Archibald, Johnson and Pope said there hasn’t been any discussion to address what the new requirement could cost individual districts, or if the state would send more money their way to pay for them.
Johnson said an amendment to be introduced by Olsen that would provide flexibility in the kinds of courses that would count toward each requirement is expected to soften any added monetary burden on districts.
Johnson said career and technical education courses, for example, could be counted toward the science or math credits depending on the coursework. He said state Superintendent Tony Evers is supportive of allowing courses in agricultural science, computer science and career and technical education courses to count. DPI has proposed such an increase in requirements for years.

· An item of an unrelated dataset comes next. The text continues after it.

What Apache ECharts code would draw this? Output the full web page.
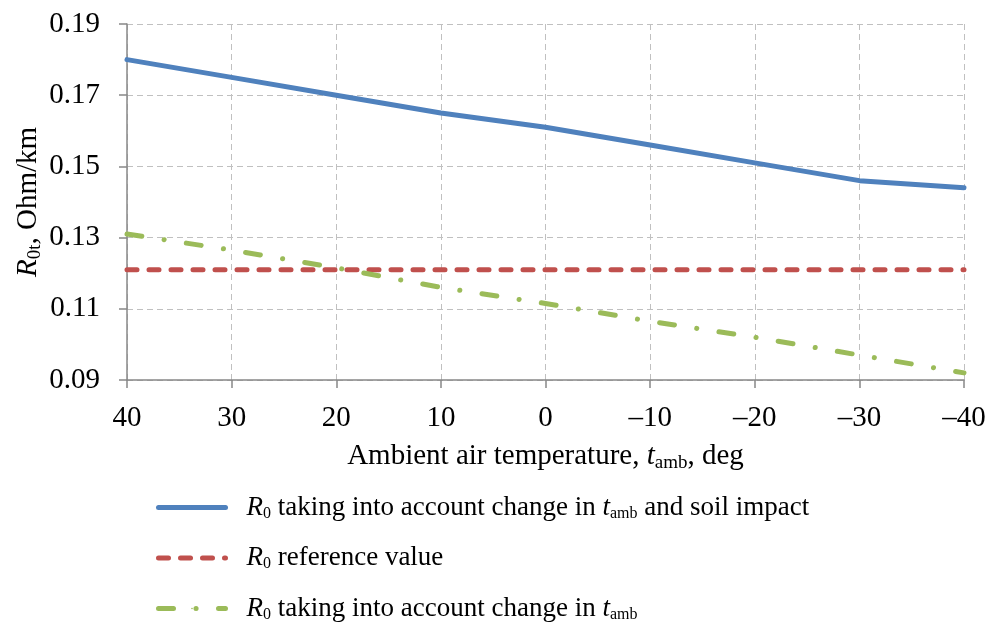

In the eight districts immediately surrounding the Madison School District, the Middleton-Cross Plains School District is the only one currently requiring more math and science than state law requires.
Jack Markin, science department coordinator at Middleton High School, said the implementation didn’t require additional staffing in his department because 90 percent of the school’s students already were taking three years of science.
In the McFarland School District, superintendent Scott Brown said its science department is proposing increasing requirements to the school board in December. The math department will follow soon, he said.
Brown said he doesn’t expect the district’s budget to be greatly affected as about three-fourths of high school students already are taking three credits each of math and science.
“We looked at the data relative to it and around 75 percent of students take three credits of math and science already so it would have an impact on our budget — we may need additional space and may need some staffing — but not (much),” he said.
Madison School District spokeswoman Rachel Strauch-Nelson said 18 percent of last year’s district graduates only took the minimum two credits each of science and math.
“We don’t anticipate this would have a major impact on staffing,” she said about the proposal.
In the 2012-13 school year, 45.2 percent of districts had more math credit requirements than state law demands and 37.1 percent in science, according to figures provided by DPI. Ten years ago, 29.6 percent required more math the state required and 20 percent required more science.